-- START OF ROWS --
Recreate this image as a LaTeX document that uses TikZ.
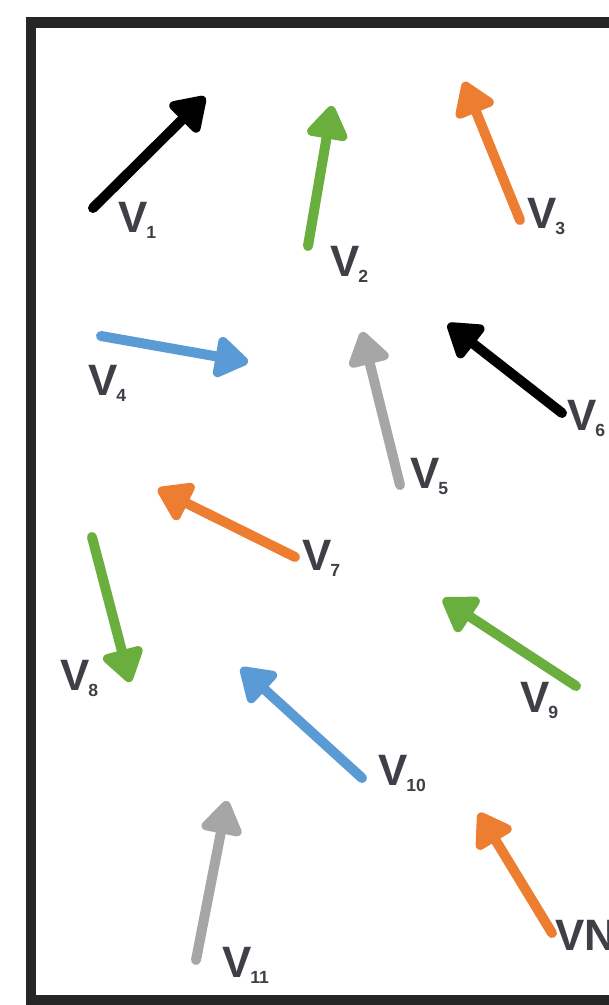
\documentclass[tikz,border=0pt]{standalone}
\usepackage{fontspec}
\setmainfont{Liberation Sans}
\usetikzlibrary{arrows.meta}

\definecolor{vgreen}{HTML}{6AAE3E}
\definecolor{vorange}{HTML}{ED7D31}
\definecolor{vblue}{HTML}{5B9BD5}
\definecolor{vgray}{HTML}{A6A6A6}
\definecolor{labgray}{HTML}{3F3F48}
\definecolor{framegray}{HTML}{262626}

% V with a small lowered index
\newcommand{\vname}[1]{V\hspace{-0.03em}\raisebox{-0.14em}{\fontsize{10}{12}\selectfont #1}}

\begin{document}
\begin{tikzpicture}[
  x=0.02cm, y=-0.02cm,
  >={Triangle[length=0.74cm,width=0.92cm,round]},
  vec/.style={->, line width=0.2cm, line cap=round},
  lab/.style={anchor=base west, inner sep=0pt, text=labgray, font=\bfseries\fontsize{25}{30}\selectfont}
]
\clip (0,0) rectangle (609,1005);
\fill[white] (0,0) rectangle (609,1005);
\draw[framegray, line width=0.22cm] (31,22) rectangle (700,1000);

% tails and tips
\coordinate (t1) at (93,208);   \coordinate (h1) at (205,97);
\coordinate (t2) at (308,246);  \coordinate (h2) at (332,106);
\coordinate (t3) at (520,220);  \coordinate (h3) at (464,82);
\coordinate (t4) at (101,336);  \coordinate (h4) at (248,362);
\coordinate (t5) at (400,485);  \coordinate (h5) at (362,332);
\coordinate (t6) at (562,413);  \coordinate (h6) at (448,324);
\coordinate (t7) at (295,557);  \coordinate (h7) at (158,489);
\coordinate (t8) at (92,537);   \coordinate (h8) at (130,682);
\coordinate (t9) at (576,686);  \coordinate (h9) at (443,599);
\coordinate (t10) at (362,778); \coordinate (h10) at (241,668);
\coordinate (t11) at (196,960); \coordinate (h11) at (227,801);
\coordinate (tN) at (552,933);  \coordinate (hN) at (479,813);

\draw[vec, black] (t1) -- (h1);
\draw[vec, vgreen] (t2) -- (h2);
\draw[vec, vorange] (t3) -- (h3);
\draw[vec, vblue] (t4) -- (h4);
\draw[vec, vgray] (t5) -- (h5);
\draw[vec, black] (t6) -- (h6);
\draw[vec, vorange] (t7) -- (h7);
\draw[vec, vgreen] (t8) -- (h8);
\draw[vec, vgreen] (t9) -- (h9);
\draw[vec, vblue] (t10) -- (h10);
\draw[vec, vgray] (t11) -- (h11);
\draw[vec, vorange] (tN) -- (hN);

% labels
\node[lab] (l1) at (118,232) {\vname{1}};
\node[lab] (l2) at (330,276) {\vname{2}};
\node[lab] (l3) at (527,228) {\vname{3}};
\node[lab] (l4) at (88,395) {\vname{4}};
\node[lab] (l5) at (410,488) {\vname{5}};
\node[lab] (l6) at (567,430) {\vname{6}};
\node[lab] (l7) at (302,570) {\vname{7}};
\node[lab] (l8) at (60,690) {\vname{8}};
\node[lab] (l9) at (520,712) {\vname{9}};
\node[lab] (l10) at (378,785) {\vname{10}};
\node[lab] (l11) at (222,977) {\vname{11}};
\node[lab] (lN) at (555,950) {VN};
\end{tikzpicture}
\end{document}
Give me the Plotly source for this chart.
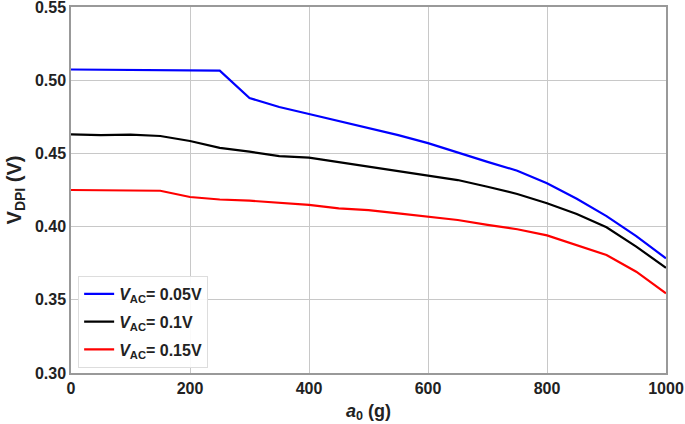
import plotly.graph_objects as go

a0 = [0, 50, 100, 150, 200, 250, 300, 350, 400, 450, 500, 550, 600, 650, 700, 750, 800, 850, 900, 950, 1000]
v_005 = [0.5073, 0.5072, 0.5071, 0.5069, 0.5067, 0.5065, 0.4878, 0.4817, 0.4769, 0.4720, 0.4672, 0.4625,
         0.4570, 0.4505, 0.4442, 0.4382, 0.4296, 0.4190, 0.4072, 0.3935, 0.3783]
v_01 = [0.4630, 0.4625, 0.4628, 0.4619, 0.4585, 0.4538, 0.4512, 0.4482, 0.4471, 0.4440, 0.4409, 0.4382,
        0.4352, 0.4318, 0.4272, 0.4223, 0.4159, 0.4086, 0.3995, 0.3863, 0.3719]
v_015 = [0.4250, 0.4249, 0.4248, 0.4245, 0.4202, 0.4185, 0.4177, 0.4163, 0.4148, 0.4125, 0.4113, 0.4090,
         0.4068, 0.4045, 0.4012, 0.3982, 0.3940, 0.3874, 0.3806, 0.3692, 0.3544]
series_names = ["<b><i>V</i><sub>AC</sub>= 0.05V</b>", "<b><i>V</i><sub>AC</sub>= 0.1V</b>",
                "<b><i>V</i><sub>AC</sub>= 0.15V</b>"]
colors = ["#0000ff", "#000000", "#ff0000"]

fig = go.Figure()
for i, (ys, name, c) in enumerate(zip([v_005, v_01, v_015], series_names, colors)):
    fig.add_trace(go.Scatter(x=a0, y=ys, mode="lines", name=name, legendgroup=f"g{i}",
                             line=dict(color=c, width=2.2)))

font_family = "Liberation Sans, Arial, sans-serif"
fig.update_layout(
    width=685, height=424,
    margin=dict(l=71, r=19, t=7, b=51, autoexpand=False),
    plot_bgcolor="white", paper_bgcolor="white",
    font=dict(family=font_family, color="#222222"),
    showlegend=True,
    legend=dict(x=0.012, y=0.014, xanchor="left", yanchor="bottom",
                bgcolor="rgba(255,255,255,0.9)", bordercolor="#dddddd", borderwidth=1,
                font=dict(size=16, color="#222222"), tracegroupgap=4, traceorder="grouped"),
    xaxis=dict(range=[0, 1000], tickvals=[0, 200, 400, 600, 800, 1000],
               ticktext=["<b>0</b>", "<b>200</b>", "<b>400</b>", "<b>600</b>", "<b>800</b>", "<b>1000</b>"],
               showgrid=True, gridcolor="#c8c8c8", gridwidth=1,
               showline=True, linecolor="#999999", linewidth=1.5, mirror=True,
               ticks="", tickfont=dict(size=16, color="#222222"), automargin=False,
               ticklabeloverflow="allow",
               title=dict(text="<b><i>a</i><sub>0</sub> (g)</b>", font=dict(size=18, color="#222222"), standoff=8),
               zeroline=False),
    yaxis=dict(range=[0.30, 0.55], tickvals=[0.30, 0.35, 0.40, 0.45, 0.50, 0.55],
               ticktext=["<b>0.30</b>", "<b>0.35</b>", "<b>0.40</b>", "<b>0.45</b>", "<b>0.50</b>", "<b>0.55</b>"],
               showgrid=True, gridcolor="#c8c8c8", gridwidth=1,
               showline=True, linecolor="#999999", linewidth=1.5, mirror=True,
               ticks="", tickfont=dict(size=16, color="#222222"), automargin=False,
               ticklabeloverflow="allow",
               title=dict(text="<b>V<sub>DPI</sub> (V)</b>", font=dict(size=20, color="#222222"), standoff=8),
               zeroline=False),
)
fig.write_html("out.html", config={"displayModeBar": False},
               post_script="document.body.style.margin='0';document.body.style.overflow='hidden';")
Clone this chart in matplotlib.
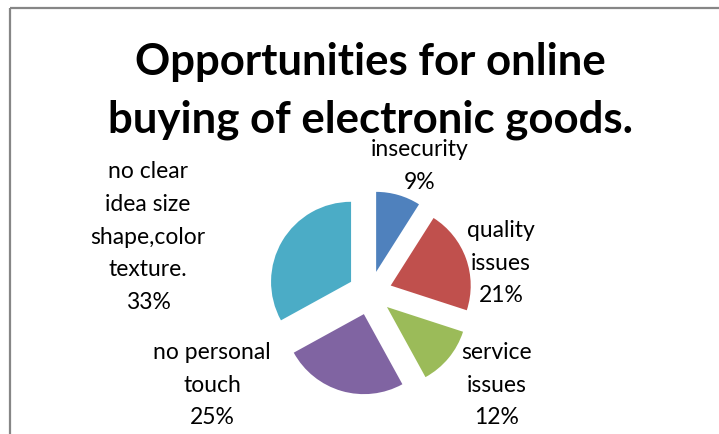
import matplotlib.pyplot as plt
from matplotlib.patches import Rectangle

# Survey shares (percent)
categories = ['insecurity', 'quality\nissues', 'service\nissues',
              'no personal\ntouch', 'no clear\nidea size\nshape,color\ntexture.']
shares = [9, 21, 12, 25, 33]
colors = ['#4F81BD', '#C0504D', '#9BBB59', '#8064A2', '#4BACC6']

# label anchor points (pixels, from top-left)
label_pos = [(420, 166), (501, 263), (497, 385), (212, 385), (148, 237)]

plt.rcParams['font.family'] = ['Lato', 'DejaVu Sans']

fig = plt.figure(figsize=(7.19, 4.34), dpi=100)
ax = fig.add_axes([0, 0, 1, 1])

ax.pie(shares, colors=colors, center=(370, 293), radius=80,
       startangle=-90, counterclock=True, explode=[22] * len(shares),
       wedgeprops={'linewidth': 0})

# pixel-like coordinates, y growing downward
ax.set_xlim(0, 719)
ax.set_ylim(434, 0)
ax.set_aspect('equal')
ax.axis('off')

# chart frame
ax.add_patch(Rectangle((10, 8), 760, 480, fill=False, edgecolor='#868686',
                       linewidth=1.6, clip_on=False))

for name, val, (x, y) in zip(categories, shares, label_pos):
    ax.text(x, y, f'{name}\n{val}%', ha='center', va='center',
            fontsize=16.5, linespacing=1.68, color='black')

ax.text(370, 91, 'Opportunities for online\nbuying of electronic goods.',
        ha='center', va='center', fontsize=31.5, fontweight='bold',
        linespacing=1.5)

fig.savefig('out.png', dpi=100)
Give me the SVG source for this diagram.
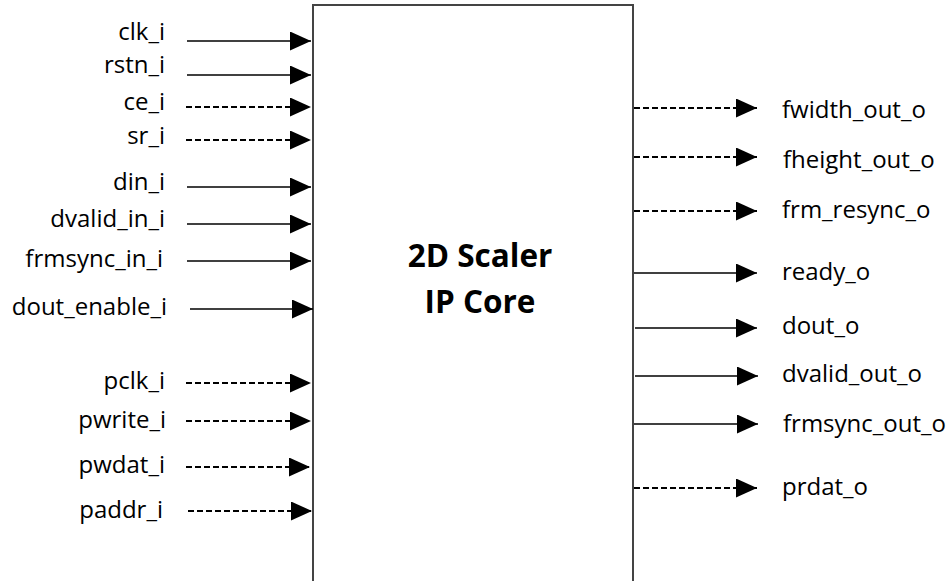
<svg xmlns="http://www.w3.org/2000/svg" width="951" height="581" viewBox="0 0 951 581">
<style>
.lbl{font-family:"Open Sans","Liberation Sans",sans-serif;font-size:24px;fill:#000}
.l{text-anchor:end}
.title{font-family:"Open Sans","Liberation Sans",sans-serif;font-size:31.5px;font-weight:bold;text-anchor:middle;fill:#000}
.s{stroke:#000;stroke-width:1.6;fill:none;marker-end:url(#ah)}
.d{stroke:#000;stroke-width:2.2;fill:none;stroke-dasharray:6 3;marker-end:url(#ah)}
</style>
<defs>
<marker id="ah" markerUnits="userSpaceOnUse" markerWidth="21" markerHeight="19" refX="21" refY="9.5" orient="auto">
<path d="M0,0 L21,9.5 L0,19 z" fill="#000"/>
</marker>
</defs>
<rect width="951" height="581" fill="#fff"/>
<g id="core">
<rect x="313" y="5" width="320" height="600" fill="#fff" stroke="#444" stroke-width="2"/>
<text class="title" x="480" y="267">2D Scaler</text>
<text class="title" x="480" y="313">IP Core</text>
</g>
<g id="inputs">
<text class="lbl l" x="165" y="40">clk_i</text>
<text class="lbl l" x="165" y="73">rstn_i</text>
<text class="lbl l" x="165" y="110">ce_i</text>
<text class="lbl l" x="165" y="144">sr_i</text>
<text class="lbl l" x="165" y="190">din_i</text>
<text class="lbl l" x="165" y="227">dvalid_in_i</text>
<text class="lbl l" x="163" y="267">frmsync_in_i</text>
<text class="lbl l" x="167" y="315">dout_enable_i</text>
<text class="lbl l" x="165" y="389">pclk_i</text>
<text class="lbl l" x="166" y="428">pwrite_i</text>
<text class="lbl l" x="165" y="473">pwdat_i</text>
<text class="lbl l" x="163" y="518">paddr_i</text>
</g>
<g id="outputs">
<text class="lbl" x="782" y="118">fwidth_out_o</text>
<text class="lbl" x="783" y="168">fheight_out_o</text>
<text class="lbl" x="782" y="218">frm_resync_o</text>
<text class="lbl" x="782" y="280">ready_o</text>
<text class="lbl" x="782" y="334">dout_o</text>
<text class="lbl" x="782" y="382">dvalid_out_o</text>
<text class="lbl" x="783" y="432">frmsync_out_o</text>
<text class="lbl" x="782" y="495">prdat_o</text>
</g>
<g id="connectors">
<line class="s" x1="187" y1="41" x2="311" y2="41"/>
<line class="s" x1="187" y1="75" x2="311" y2="75"/>
<line class="d" x1="186" y1="107" x2="311" y2="107"/>
<line class="d" x1="186" y1="140" x2="311" y2="140"/>
<line class="s" x1="187" y1="187" x2="311" y2="187"/>
<line class="s" x1="187" y1="224" x2="311" y2="224"/>
<line class="s" x1="187" y1="261" x2="311" y2="261"/>
<line class="s" x1="190" y1="309" x2="313" y2="309"/>
<line class="d" x1="186" y1="383" x2="311" y2="383"/>
<line class="d" x1="186" y1="421" x2="311" y2="421"/>
<line class="d" x1="186" y1="467" x2="310" y2="467"/>
<line class="d" x1="188" y1="511" x2="312" y2="511"/>
<line class="d" x1="634" y1="108" x2="757" y2="108"/>
<line class="d" x1="634" y1="157" x2="757" y2="157"/>
<line class="d" x1="634" y1="211" x2="757" y2="211"/>
<line class="s" x1="634" y1="273" x2="757" y2="273"/>
<line class="s" x1="635" y1="328" x2="757" y2="328"/>
<line class="s" x1="635" y1="376" x2="758" y2="376"/>
<line class="s" x1="634" y1="424" x2="758" y2="424"/>
<line class="d" x1="634" y1="488" x2="757" y2="488"/>
</g>
</svg>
-- END OF ROWS --
REQUIRED TASK — Without the pictures, write out the lines from the beginning of the entries through the line with "(31,22) rectangle (700,1000);".

RESULT BELOW —
Recreate this image as a LaTeX document that uses TikZ.
\documentclass[tikz,border=0pt]{standalone}
\usepackage{fontspec}
\setmainfont{Liberation Sans}
\usetikzlibrary{arrows.meta}

\definecolor{vgreen}{HTML}{6AAE3E}
\definecolor{vorange}{HTML}{ED7D31}
\definecolor{vblue}{HTML}{5B9BD5}
\definecolor{vgray}{HTML}{A6A6A6}
\definecolor{labgray}{HTML}{3F3F48}
\definecolor{framegray}{HTML}{262626}

% V with a small lowered index
\newcommand{\vname}[1]{V\hspace{-0.03em}\raisebox{-0.14em}{\fontsize{10}{12}\selectfont #1}}

\begin{document}
\begin{tikzpicture}[
  x=0.02cm, y=-0.02cm,
  >={Triangle[length=0.74cm,width=0.92cm,round]},
  vec/.style={->, line width=0.2cm, line cap=round},
  lab/.style={anchor=base west, inner sep=0pt, text=labgray, font=\bfseries\fontsize{25}{30}\selectfont}
]
\clip (0,0) rectangle (609,1005);
\fill[white] (0,0) rectangle (609,1005);
\draw[framegray, line width=0.22cm] (31,22) rectangle (700,1000);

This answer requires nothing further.